▶ _GIVEN REQUEST_: Reproduce exactly only the lines from the line that holds "Emit a Python" to the line that holds "handles.append(b)", inclusive, in the listing below, and please leave out every picture.

+++ DATA SUPPLIED

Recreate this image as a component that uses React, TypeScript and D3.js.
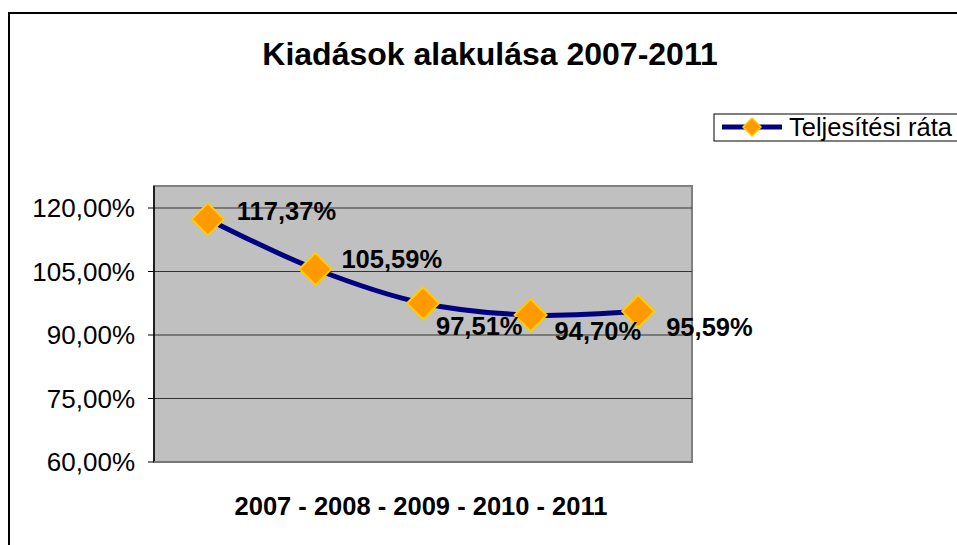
import React from "react";
import * as d3 from "d3";

const title = "Kiadások alakulása 2007-2011";
const categories = ["2007", "2008", "2009", "2010", "2011"];
const values = [117.37, 105.59, 97.51, 94.7, 95.59];
const yTicks = [60, 75, 90, 105, 120];
const seriesName = "Teljesítési ráta";
const xAxisTitle = "2007 - 2008 - 2009 - 2010 - 2011";

const fmt = (v: number) => v.toFixed(2).replace(".", ",") + "%";

// label offsets (style): dx from point, dy for baseline
const labelOffsets = [
  { dx: 29, dy: 1 },
  { dx: 26, dy: -1 },
  { dx: 13, dy: 32 },
  { dx: 24, dy: 25 },
  { dx: 28, dy: 25 },
];

export default function App() {
  const W = 957, H = 545;
  const left = 154, right = 692, top = 186, bottom = 462;
  const x = d3.scaleBand().domain(categories).range([left, right]);
  const y = d3.scaleLinear().domain([60, 125.2]).range([bottom, top]);
  const line = d3
    .line<number>()
    .x((_, i) => x(categories[i])! + x.bandwidth() / 2)
    .y((d) => y(d))
    .curve(d3.curveCatmullRom.alpha(0.5));
  const font = "'Liberation Sans', Arial, sans-serif";
  const diamond = (cx: number, cy: number, r: number) =>
    `M${cx},${cy - r}L${cx + r},${cy}L${cx},${cy + r}L${cx - r},${cy}Z`;

  return (
    <svg
      width={W}
      height={H}
      style={{ position: "absolute", left: 0, top: 0 }}
      fontFamily={font}
    >
      <rect x={0} y={0} width={W} height={H} fill="#fff" />
      <rect x={9} y={13} width={W + 20} height={H + 20} fill="none" stroke="#000" strokeWidth={2} />
      <text x={490} y={65} textAnchor="middle" fontSize={32} fontWeight="bold">
        {title}
      </text>
      {/* legend */}
      <rect x={714} y={114} width={260} height={27} fill="#fff" stroke="#000" strokeWidth={1} />
      <line x1={722} x2={782} y1={127} y2={127} stroke="#000080" strokeWidth={5} />
      <path d={diamond(752, 127, 9)} fill="#FF9900" stroke="#FFCC00" strokeWidth={1.5} />
      <text x={789} y={136} fontSize={25.5}>{seriesName}</text>
      {/* plot area */}
      <rect x={left} y={top} width={right - left} height={bottom - top} fill="#C0C0C0" stroke="#808080" strokeWidth={2} />
      {yTicks.map((t) => (
        <g key={t}>
          <line x1={left} x2={right} y1={y(t)} y2={y(t)} stroke="#333" strokeWidth={1} />
          <line x1={left - 6} x2={left} y1={y(t)} y2={y(t)} stroke="#000" strokeWidth={1} />
          <text x={135} y={y(t) + 9} textAnchor="end" fontSize={26}>
            {fmt(t)}
          </text>
        </g>
      ))}
      <line x1={left} x2={left} y1={top} y2={bottom} stroke="#000" strokeWidth={1.5} />
      <line x1={left} x2={right} y1={bottom} y2={bottom} stroke="#808080" strokeWidth={1.5} />
      <path d={line(values) || ""} fill="none" stroke="#000080" strokeWidth={5} />
      {values.map((v, i) => {
        const cx = x(categories[i])! + x.bandwidth() / 2;
        const cy = y(v);
        return (
          <path key={i} d={diamond(cx, cy, 16)} fill="#FF9900" stroke="#FFCC00" strokeWidth={2} />
        );
      })}
      {values.map((v, i) => {
        const cx = x(categories[i])! + x.bandwidth() / 2;
        const cy = y(v);
        return (
          <text key={i} x={cx + labelOffsets[i].dx} y={cy + labelOffsets[i].dy} fontSize={25.5} fontWeight="bold">
            {fmt(v)}
          </text>
        );
      })}
      <text x={421} y={515} textAnchor="middle" fontSize={25.5} fontWeight="bold">
        {xAxisTitle}
      </text>
    </svg>
  );
}
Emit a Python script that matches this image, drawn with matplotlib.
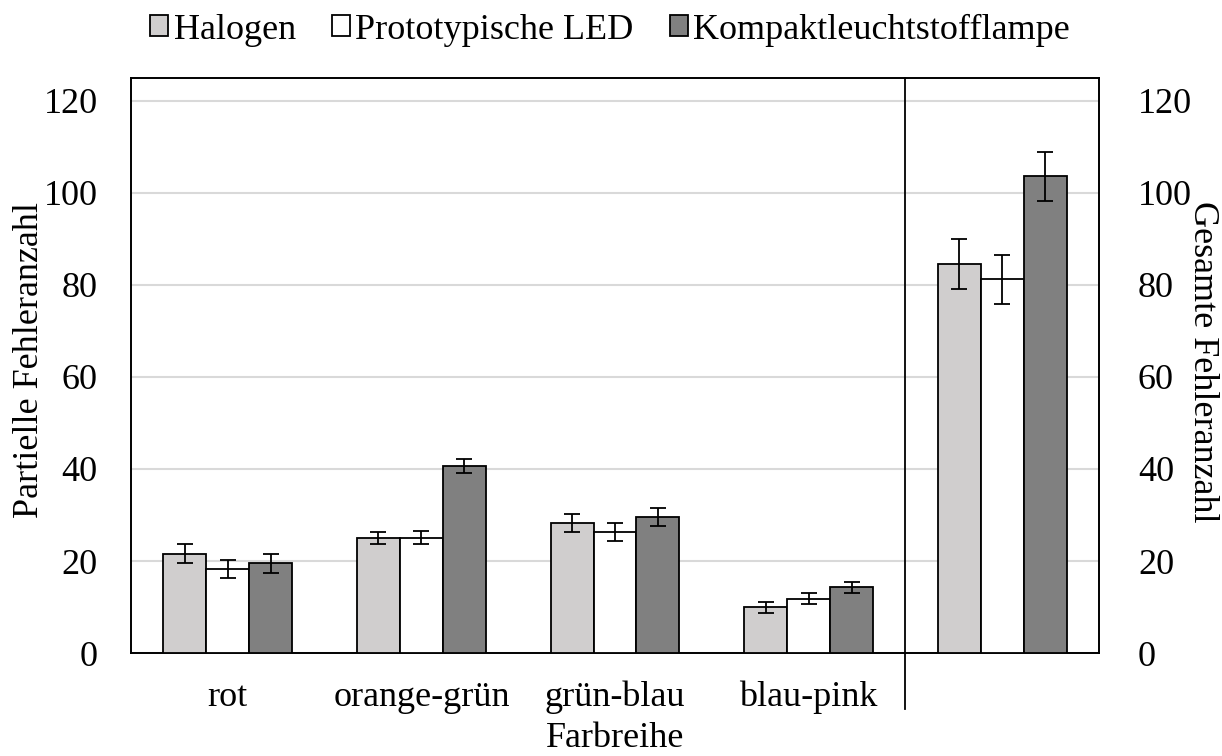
import matplotlib
matplotlib.use("Agg")
import matplotlib.pyplot as plt
import matplotlib.transforms as mtransforms
import numpy as np

plt.rcParams['font.family'] = ['Liberation Serif', 'DejaVu Serif']
plt.rcParams['font.size'] = 26

categories = ["rot", "orange-grün", "grün-blau", "blau-pink", ""]
series_names = ["Halogen", "Prototypische LED", "Kompaktleuchtstofflampe"]
halogen = [21.6, 25.0, 28.2, 9.9, 84.6]
led = [18.3, 25.1, 26.3, 11.8, 81.2]
kompakt = [19.5, 40.7, 29.6, 14.3, 103.6]
halogen_err = [2.1, 1.4, 2.0, 1.2, 5.5]
led_err = [2.0, 1.4, 2.0, 1.2, 5.4]
kompakt_err = [2.1, 1.5, 2.0, 1.2, 5.4]
yticks = [0, 20, 40, 60, 80, 100, 120]

colors = ["#d0cece", "#ffffff", "#808080"]

W, H = 1222, 756
fig = plt.figure(figsize=(W / 100, H / 100), dpi=100)
ax = fig.add_axes([131 / W, 1 - 653 / H, (1099 - 131) / W, (653 - 78) / H])

x = np.arange(len(categories))
w = 0.222
vals = [halogen, led, kompakt]
errs = [halogen_err, led_err, kompakt_err]
handles = []
for i, (v, e, c, n) in enumerate(zip(vals, errs, colors, series_names)):
    b = ax.bar(x + (i - 1) * w, v, width=w, color=c, edgecolor="black",
               linewidth=1.3, label=n, zorder=3)
    ax.errorbar(x + (i - 1) * w, v, yerr=e, fmt="none", ecolor="black",
                elinewidth=1.3, capsize=6, capthick=1.3, zorder=4)
    handles.append(b)

ax.set_xlim(-0.5, 4.5)
ax.set_ylim(0, 125)
ax.set_yticks(yticks)
ax.yaxis.grid(True, color="#d9d9d9", linewidth=1.5, zorder=0)
ax.set_axisbelow(True)
ax.set_xticks(x)
ax.set_xticklabels(categories)
ax.tick_params(axis="x", length=0, pad=20)
ax.tick_params(axis="y", length=0, pad=24)
for s in ax.spines.values():
    s.set_linewidth(1.4)
    s.set_color("black")

ax2 = ax.twinx()
ax2.set_ylim(0, 125)
ax2.set_yticks(yticks)
ax2.tick_params(axis="y", length=0, pad=28)
for s in ax2.spines.values():
    s.set_visible(False)

fig.text(30 / W, 1 - 360 / H, "Partielle Fehleranzahl", rotation=90,
         ha="center", va="center")
fig.text(1202 / W, 1 - 362 / H, "Gesamte Fehleranzahl", rotation=-90,
         ha="center", va="center")
fig.text(615 / W, 1 - 747 / H, "Farbreihe", ha="center", va="baseline")

trans = mtransforms.blended_transform_factory(ax.transData, ax.transAxes)
ax.plot([3.5, 3.5], [1.0, -0.097], transform=trans, color="black",
        linewidth=1.3, clip_on=False, zorder=5)

leg = fig.legend(handles=handles, labels=series_names, loc="center",
                 bbox_to_anchor=(610 / W, 1 - 30 / H), ncol=3, frameon=False,
                 handlelength=0.5, handleheight=0.5, handletextpad=0.15,
                 columnspacing=1.0, borderaxespad=0.0, borderpad=0.0)

fig.savefig("out.png", dpi=100)
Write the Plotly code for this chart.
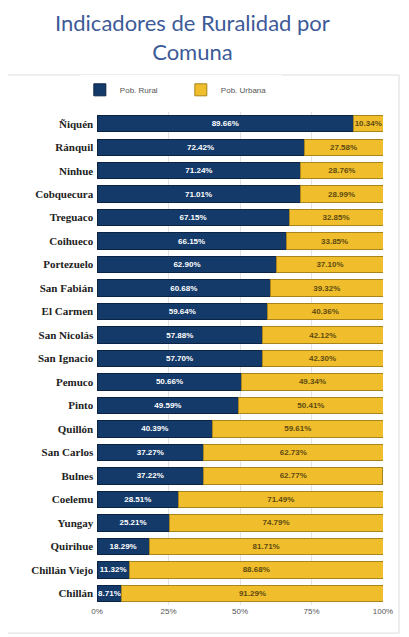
import plotly.graph_objects as go

comunas = ["Ñiquén", "Ránquil", "Ninhue", "Cobquecura", "Treguaco", "Coihueco",
           "Portezuelo", "San Fabián", "El Carmen", "San Nicolás", "San Ignacio",
           "Pemuco", "Pinto", "Quillón", "San Carlos", "Bulnes", "Coelemu",
           "Yungay", "Quirihue", "Chillán Viejo", "Chillán"]
rural = [89.66, 72.42, 71.24, 71.01, 67.15, 66.15, 62.90, 60.68, 59.64, 57.88, 57.70,
         50.66, 49.59, 40.39, 37.27, 37.22, 28.51, 25.21, 18.29, 11.32, 8.71]
urbana = [10.34, 27.58, 28.76, 28.99, 32.85, 33.85, 37.10, 39.32, 40.36, 42.12, 42.30,
          49.34, 50.41, 59.61, 62.73, 62.77, 71.49, 74.79, 81.71, 88.68, 91.29]
tick_vals = [0, 25, 50, 75, 100]
tick_text = ["0%", "25%", "50%", "75%", "100%"]

NAVY = "#143a6a"
YELLOW = "#f0be2c"

fig = go.Figure()
fig.add_trace(go.Bar(
    y=comunas, x=rural, orientation="h", name="Pob. Rural",
    marker=dict(color=NAVY, line=dict(color="#0b2445", width=1)),
    text=[f"<b>{v:.2f}%</b>" for v in rural], textposition="inside",
    insidetextanchor="middle", constraintext="none",
    textfont=dict(color="white", size=8, family="Liberation Sans"),
    hoverinfo="skip"))
fig.add_trace(go.Bar(
    y=comunas, x=urbana, orientation="h", name="Pob. Urbana",
    marker=dict(color=YELLOW, line=dict(color="#a8841c", width=1)),
    text=[f"<b>{v:.2f}%</b>" for v in urbana], textposition="inside",
    insidetextanchor="middle", constraintext="none",
    textfont=dict(color="#5e4a10", size=8, family="Liberation Sans"),
    hoverinfo="skip"))

fig.update_layout(
    width=401, height=629,
    barmode="stack", bargap=0.3,
    paper_bgcolor="white", plot_bgcolor="white",
    margin=dict(l=89, r=26, t=104, b=32),
    legend=dict(orientation="h", x=-0.06, xanchor="left", y=1.045, yanchor="middle",
                font=dict(size=8, color="#555555", family="Liberation Sans"),
                traceorder="normal", entrywidth=56, entrywidthmode="pixels"),
    xaxis=dict(range=[0, 100], tickvals=tick_vals, ticktext=tick_text,
               showgrid=True, gridcolor="#e3e3e3", zeroline=False,
               tickfont=dict(size=8, color="#555555", family="Liberation Sans"),
               fixedrange=True),
    yaxis=dict(autorange="reversed", ticksuffix=" ",
               tickfont=dict(size=11, color="#222222", family="Liberation Serif",
                             weight="bold"),
               showgrid=False),
    annotations=[
        dict(text="Indicadores de Ruralidad por<br>Comuna", xref="paper", yref="paper",
             x=(184 - 89) / 286, y=1.152, xanchor="center", yanchor="middle",
             showarrow=False,
             font=dict(family="Lato", size=22, color="#3d5a98")),
    ],
    shapes=[
        dict(type="rect", xref="paper", yref="paper", x0=-0.32, x1=1.056,
             y0=-0.057, y1=1.075, line=dict(color="#dcdcdc", width=1),
             fillcolor="rgba(0,0,0,0)", layer="below"),
    ],
)

fig.write_html("out.html")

++++++

▶ _FINISHED EXERCISE_:
Emit a Python script that matches this image, drawn with matplotlib.
import matplotlib
matplotlib.use("Agg")
import matplotlib.pyplot as plt
import matplotlib.transforms as mtransforms
import numpy as np

plt.rcParams['font.family'] = ['Liberation Serif', 'DejaVu Serif']
plt.rcParams['font.size'] = 26

categories = ["rot", "orange-grün", "grün-blau", "blau-pink", ""]
series_names = ["Halogen", "Prototypische LED", "Kompaktleuchtstofflampe"]
halogen = [21.6, 25.0, 28.2, 9.9, 84.6]
led = [18.3, 25.1, 26.3, 11.8, 81.2]
kompakt = [19.5, 40.7, 29.6, 14.3, 103.6]
halogen_err = [2.1, 1.4, 2.0, 1.2, 5.5]
led_err = [2.0, 1.4, 2.0, 1.2, 5.4]
kompakt_err = [2.1, 1.5, 2.0, 1.2, 5.4]
yticks = [0, 20, 40, 60, 80, 100, 120]

colors = ["#d0cece", "#ffffff", "#808080"]

W, H = 1222, 756
fig = plt.figure(figsize=(W / 100, H / 100), dpi=100)
ax = fig.add_axes([131 / W, 1 - 653 / H, (1099 - 131) / W, (653 - 78) / H])

x = np.arange(len(categories))
w = 0.222
vals = [halogen, led, kompakt]
errs = [halogen_err, led_err, kompakt_err]
handles = []
for i, (v, e, c, n) in enumerate(zip(vals, errs, colors, series_names)):
    b = ax.bar(x + (i - 1) * w, v, width=w, color=c, edgecolor="black",
               linewidth=1.3, label=n, zorder=3)
    ax.errorbar(x + (i - 1) * w, v, yerr=e, fmt="none", ecolor="black",
                elinewidth=1.3, capsize=6, capthick=1.3, zorder=4)
    handles.append(b)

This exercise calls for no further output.